Copy out every line in which the string "that" occurs.
──────── Data segment
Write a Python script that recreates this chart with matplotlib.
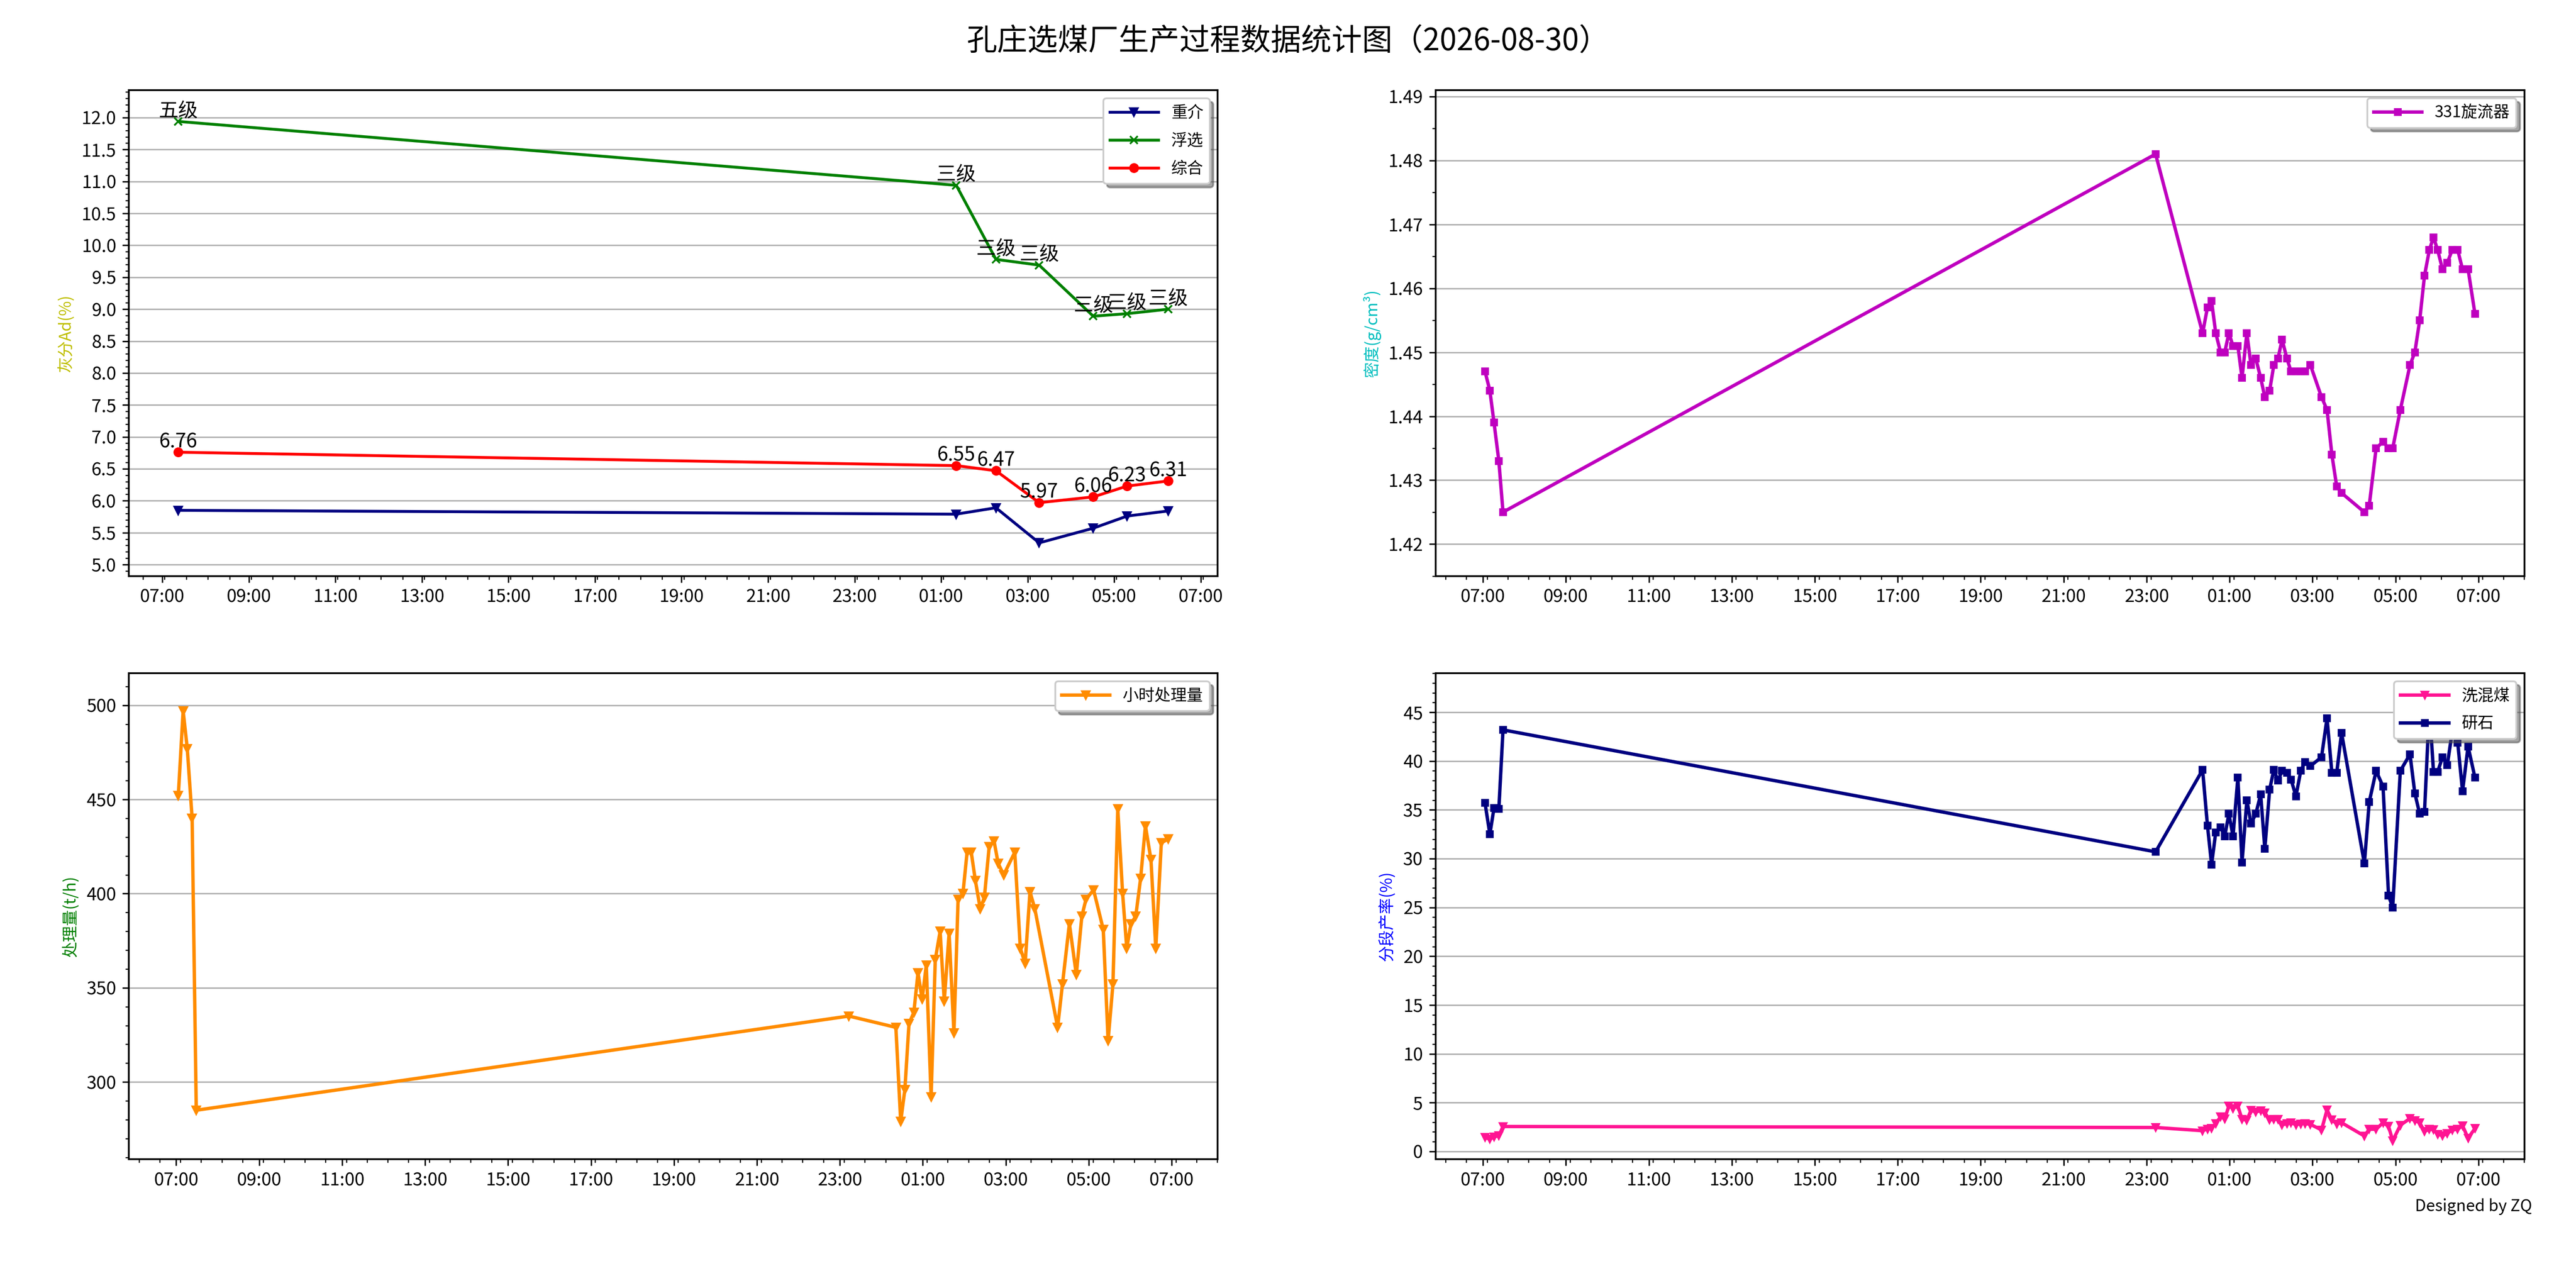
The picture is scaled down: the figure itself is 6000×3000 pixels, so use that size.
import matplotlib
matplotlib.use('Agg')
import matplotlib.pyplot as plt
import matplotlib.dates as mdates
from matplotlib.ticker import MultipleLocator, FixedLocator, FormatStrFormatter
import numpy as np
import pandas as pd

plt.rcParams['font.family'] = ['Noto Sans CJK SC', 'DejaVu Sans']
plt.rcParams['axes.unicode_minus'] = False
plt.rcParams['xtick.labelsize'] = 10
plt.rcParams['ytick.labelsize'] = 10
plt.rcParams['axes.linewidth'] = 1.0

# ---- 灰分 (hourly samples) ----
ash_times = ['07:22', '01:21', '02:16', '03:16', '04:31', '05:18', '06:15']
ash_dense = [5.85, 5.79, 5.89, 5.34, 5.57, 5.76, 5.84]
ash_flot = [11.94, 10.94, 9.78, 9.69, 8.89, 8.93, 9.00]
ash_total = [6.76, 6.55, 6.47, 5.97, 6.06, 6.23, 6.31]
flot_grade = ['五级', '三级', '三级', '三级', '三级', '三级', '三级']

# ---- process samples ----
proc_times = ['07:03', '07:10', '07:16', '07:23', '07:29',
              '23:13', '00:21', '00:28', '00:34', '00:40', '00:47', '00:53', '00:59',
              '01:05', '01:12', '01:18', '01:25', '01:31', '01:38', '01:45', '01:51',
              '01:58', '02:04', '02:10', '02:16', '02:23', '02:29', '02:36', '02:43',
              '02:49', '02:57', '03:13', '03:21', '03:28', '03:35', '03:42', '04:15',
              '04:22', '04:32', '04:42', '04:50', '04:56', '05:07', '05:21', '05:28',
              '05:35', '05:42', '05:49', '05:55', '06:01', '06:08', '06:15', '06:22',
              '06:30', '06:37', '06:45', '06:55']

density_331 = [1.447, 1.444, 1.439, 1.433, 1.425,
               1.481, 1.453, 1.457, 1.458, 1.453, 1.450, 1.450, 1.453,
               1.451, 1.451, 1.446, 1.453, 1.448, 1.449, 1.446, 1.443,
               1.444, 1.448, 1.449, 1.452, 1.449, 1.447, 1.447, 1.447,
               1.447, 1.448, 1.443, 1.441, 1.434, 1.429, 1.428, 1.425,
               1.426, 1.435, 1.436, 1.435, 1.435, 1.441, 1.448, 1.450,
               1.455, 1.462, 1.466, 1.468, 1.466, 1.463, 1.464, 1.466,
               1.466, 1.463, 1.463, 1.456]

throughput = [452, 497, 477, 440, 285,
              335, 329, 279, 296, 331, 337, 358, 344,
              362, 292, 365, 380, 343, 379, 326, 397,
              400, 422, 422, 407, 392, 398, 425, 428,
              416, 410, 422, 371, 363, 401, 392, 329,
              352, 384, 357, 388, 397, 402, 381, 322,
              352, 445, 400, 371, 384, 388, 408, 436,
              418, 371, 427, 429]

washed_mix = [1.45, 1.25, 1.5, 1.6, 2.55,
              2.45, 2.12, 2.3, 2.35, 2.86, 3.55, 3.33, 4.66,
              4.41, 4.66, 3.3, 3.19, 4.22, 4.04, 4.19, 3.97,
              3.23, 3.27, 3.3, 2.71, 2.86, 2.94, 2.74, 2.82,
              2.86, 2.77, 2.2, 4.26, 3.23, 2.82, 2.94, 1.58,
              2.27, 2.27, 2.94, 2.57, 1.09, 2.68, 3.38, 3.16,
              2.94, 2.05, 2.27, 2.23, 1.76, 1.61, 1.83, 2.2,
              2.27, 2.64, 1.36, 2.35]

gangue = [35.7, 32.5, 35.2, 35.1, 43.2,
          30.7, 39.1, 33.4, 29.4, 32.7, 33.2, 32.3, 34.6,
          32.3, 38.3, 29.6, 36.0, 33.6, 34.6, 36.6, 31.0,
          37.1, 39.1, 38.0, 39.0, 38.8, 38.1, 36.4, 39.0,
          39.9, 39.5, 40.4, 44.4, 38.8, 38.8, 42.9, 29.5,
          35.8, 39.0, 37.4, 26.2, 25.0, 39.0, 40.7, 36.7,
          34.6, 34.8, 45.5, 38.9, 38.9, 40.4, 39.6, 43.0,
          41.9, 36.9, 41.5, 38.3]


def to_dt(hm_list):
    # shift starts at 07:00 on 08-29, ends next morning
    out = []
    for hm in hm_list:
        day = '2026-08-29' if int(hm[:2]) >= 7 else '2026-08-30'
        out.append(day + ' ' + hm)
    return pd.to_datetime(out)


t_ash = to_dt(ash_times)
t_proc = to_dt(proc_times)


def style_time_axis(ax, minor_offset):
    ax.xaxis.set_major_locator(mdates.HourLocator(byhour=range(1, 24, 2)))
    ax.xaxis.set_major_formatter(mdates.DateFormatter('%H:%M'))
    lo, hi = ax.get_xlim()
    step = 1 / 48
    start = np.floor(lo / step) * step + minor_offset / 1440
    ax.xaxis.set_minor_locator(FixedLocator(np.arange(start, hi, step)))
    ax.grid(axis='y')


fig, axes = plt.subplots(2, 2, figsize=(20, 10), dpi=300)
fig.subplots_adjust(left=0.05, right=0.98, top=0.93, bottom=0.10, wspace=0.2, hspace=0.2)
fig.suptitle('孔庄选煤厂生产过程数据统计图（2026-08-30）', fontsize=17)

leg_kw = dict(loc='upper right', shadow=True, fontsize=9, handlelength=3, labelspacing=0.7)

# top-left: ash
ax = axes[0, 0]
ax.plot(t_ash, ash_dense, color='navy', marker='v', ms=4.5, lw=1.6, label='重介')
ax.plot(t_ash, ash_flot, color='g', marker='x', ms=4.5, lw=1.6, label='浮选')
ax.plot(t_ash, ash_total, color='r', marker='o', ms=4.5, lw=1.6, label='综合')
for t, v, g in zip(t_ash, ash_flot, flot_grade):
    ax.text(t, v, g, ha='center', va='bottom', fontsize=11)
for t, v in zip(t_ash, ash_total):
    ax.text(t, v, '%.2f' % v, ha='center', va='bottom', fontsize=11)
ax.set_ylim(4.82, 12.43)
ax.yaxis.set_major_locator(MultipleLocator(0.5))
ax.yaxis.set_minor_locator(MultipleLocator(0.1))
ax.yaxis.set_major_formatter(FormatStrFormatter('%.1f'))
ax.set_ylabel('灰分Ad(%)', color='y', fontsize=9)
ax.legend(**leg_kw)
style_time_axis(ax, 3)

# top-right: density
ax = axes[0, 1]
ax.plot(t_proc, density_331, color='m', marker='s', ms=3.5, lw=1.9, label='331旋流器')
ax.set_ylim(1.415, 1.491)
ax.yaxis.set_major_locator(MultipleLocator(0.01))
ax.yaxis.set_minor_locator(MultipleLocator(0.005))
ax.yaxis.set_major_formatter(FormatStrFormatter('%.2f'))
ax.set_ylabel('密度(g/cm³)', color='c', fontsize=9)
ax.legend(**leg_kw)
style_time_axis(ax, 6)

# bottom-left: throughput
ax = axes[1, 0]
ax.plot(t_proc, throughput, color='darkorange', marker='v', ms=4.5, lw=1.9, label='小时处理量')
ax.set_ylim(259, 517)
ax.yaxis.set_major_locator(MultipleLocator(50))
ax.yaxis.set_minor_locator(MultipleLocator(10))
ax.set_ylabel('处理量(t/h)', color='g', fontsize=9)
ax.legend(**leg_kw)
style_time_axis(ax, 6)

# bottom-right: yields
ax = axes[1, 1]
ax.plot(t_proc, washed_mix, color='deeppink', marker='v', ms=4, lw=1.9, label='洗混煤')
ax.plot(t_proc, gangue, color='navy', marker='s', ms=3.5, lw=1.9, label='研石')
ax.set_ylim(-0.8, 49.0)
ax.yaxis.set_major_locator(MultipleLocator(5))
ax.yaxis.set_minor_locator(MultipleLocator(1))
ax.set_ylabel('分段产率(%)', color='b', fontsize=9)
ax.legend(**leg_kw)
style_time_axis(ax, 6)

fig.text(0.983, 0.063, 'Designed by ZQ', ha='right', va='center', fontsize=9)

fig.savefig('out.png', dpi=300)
────────────────
Task answer:
Write a Python script that recreates this chart with matplotlib.
The picture is scaled down: the figure itself is 6000×3000 pixels, so use that size.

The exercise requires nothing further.